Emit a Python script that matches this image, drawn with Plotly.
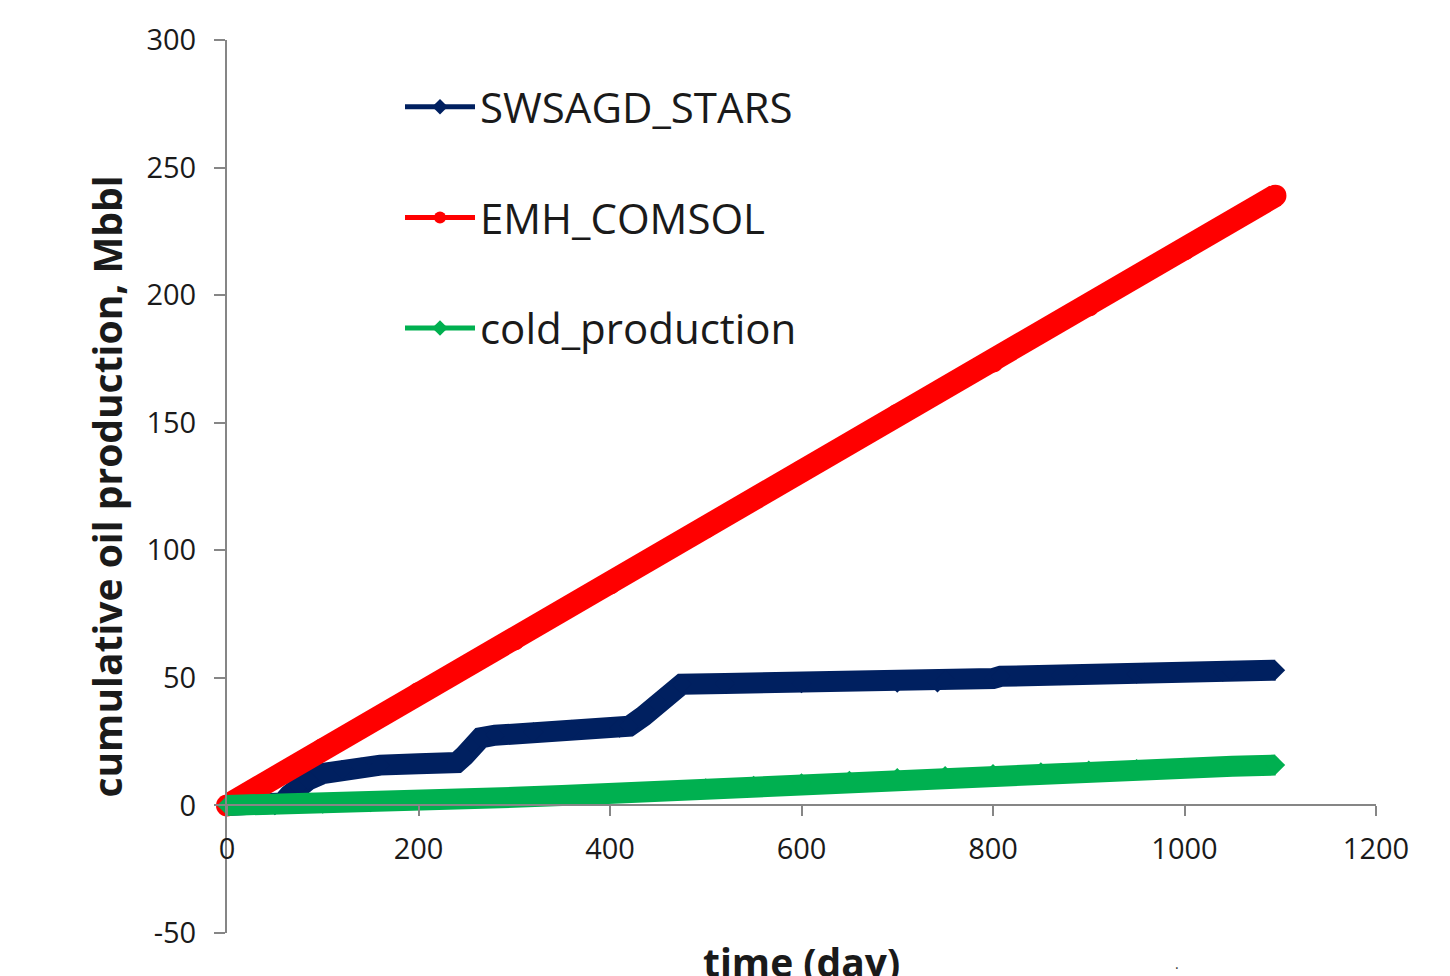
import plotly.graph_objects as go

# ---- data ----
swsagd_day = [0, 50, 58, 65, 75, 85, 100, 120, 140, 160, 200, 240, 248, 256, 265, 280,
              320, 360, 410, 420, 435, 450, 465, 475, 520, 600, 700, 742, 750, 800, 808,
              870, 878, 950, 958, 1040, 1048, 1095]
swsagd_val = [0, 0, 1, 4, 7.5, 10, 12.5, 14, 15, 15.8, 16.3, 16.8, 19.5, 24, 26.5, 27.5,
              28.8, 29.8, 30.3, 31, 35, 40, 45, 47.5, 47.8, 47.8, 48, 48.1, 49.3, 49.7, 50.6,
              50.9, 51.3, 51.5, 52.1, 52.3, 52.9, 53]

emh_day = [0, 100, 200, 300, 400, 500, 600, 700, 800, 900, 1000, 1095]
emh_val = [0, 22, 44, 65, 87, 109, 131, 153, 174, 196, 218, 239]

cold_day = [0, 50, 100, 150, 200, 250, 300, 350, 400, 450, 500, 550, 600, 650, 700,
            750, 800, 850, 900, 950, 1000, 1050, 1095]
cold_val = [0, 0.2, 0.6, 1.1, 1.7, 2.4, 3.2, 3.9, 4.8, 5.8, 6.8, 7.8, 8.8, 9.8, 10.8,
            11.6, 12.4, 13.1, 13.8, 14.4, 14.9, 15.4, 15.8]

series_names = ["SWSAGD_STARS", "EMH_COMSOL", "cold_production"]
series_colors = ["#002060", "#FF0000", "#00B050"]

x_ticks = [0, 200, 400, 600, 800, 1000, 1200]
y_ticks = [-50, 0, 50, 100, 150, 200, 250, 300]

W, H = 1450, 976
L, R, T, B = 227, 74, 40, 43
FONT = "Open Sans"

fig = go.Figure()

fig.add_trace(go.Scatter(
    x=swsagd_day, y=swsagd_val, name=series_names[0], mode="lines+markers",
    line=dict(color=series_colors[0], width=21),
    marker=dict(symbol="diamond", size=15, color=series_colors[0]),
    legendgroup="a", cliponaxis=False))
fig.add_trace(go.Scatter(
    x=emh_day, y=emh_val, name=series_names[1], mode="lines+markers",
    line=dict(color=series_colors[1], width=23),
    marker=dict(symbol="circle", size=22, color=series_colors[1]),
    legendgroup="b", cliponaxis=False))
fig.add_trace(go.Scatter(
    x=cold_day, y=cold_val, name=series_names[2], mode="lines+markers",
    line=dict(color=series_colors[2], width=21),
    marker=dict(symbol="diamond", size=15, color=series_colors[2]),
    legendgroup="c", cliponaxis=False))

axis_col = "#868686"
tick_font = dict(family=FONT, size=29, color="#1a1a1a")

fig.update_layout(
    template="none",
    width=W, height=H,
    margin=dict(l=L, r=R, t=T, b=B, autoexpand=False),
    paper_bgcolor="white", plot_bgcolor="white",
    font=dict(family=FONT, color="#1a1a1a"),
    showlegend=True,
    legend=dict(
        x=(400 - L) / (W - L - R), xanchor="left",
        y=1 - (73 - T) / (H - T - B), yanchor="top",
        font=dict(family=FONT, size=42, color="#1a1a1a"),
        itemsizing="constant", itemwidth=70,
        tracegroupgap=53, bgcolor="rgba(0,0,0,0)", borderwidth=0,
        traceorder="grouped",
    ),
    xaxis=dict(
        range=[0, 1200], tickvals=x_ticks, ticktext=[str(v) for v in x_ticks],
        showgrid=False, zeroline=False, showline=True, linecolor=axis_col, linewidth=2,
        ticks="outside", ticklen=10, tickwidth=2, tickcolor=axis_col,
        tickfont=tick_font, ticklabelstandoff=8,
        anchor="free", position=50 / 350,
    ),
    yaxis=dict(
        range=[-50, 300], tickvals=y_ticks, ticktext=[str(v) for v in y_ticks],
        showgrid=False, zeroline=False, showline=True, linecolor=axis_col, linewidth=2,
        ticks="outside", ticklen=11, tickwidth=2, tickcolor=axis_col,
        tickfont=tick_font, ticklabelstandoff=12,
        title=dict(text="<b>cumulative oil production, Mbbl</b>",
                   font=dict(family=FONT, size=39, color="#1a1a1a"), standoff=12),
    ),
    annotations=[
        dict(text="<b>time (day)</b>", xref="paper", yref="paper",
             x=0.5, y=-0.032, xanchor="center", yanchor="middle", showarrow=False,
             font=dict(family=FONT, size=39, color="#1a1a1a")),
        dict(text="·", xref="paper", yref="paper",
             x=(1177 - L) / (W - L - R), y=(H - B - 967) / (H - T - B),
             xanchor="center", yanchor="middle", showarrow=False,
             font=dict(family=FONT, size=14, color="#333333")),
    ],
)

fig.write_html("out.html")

_Your task_
Repeat the listing above up to and including the line with "import plotly.graph_objects as go", starting from its first line. Drop any pictures.

_The response_
Emit a Python script that matches this image, drawn with Plotly.
import plotly.graph_objects as go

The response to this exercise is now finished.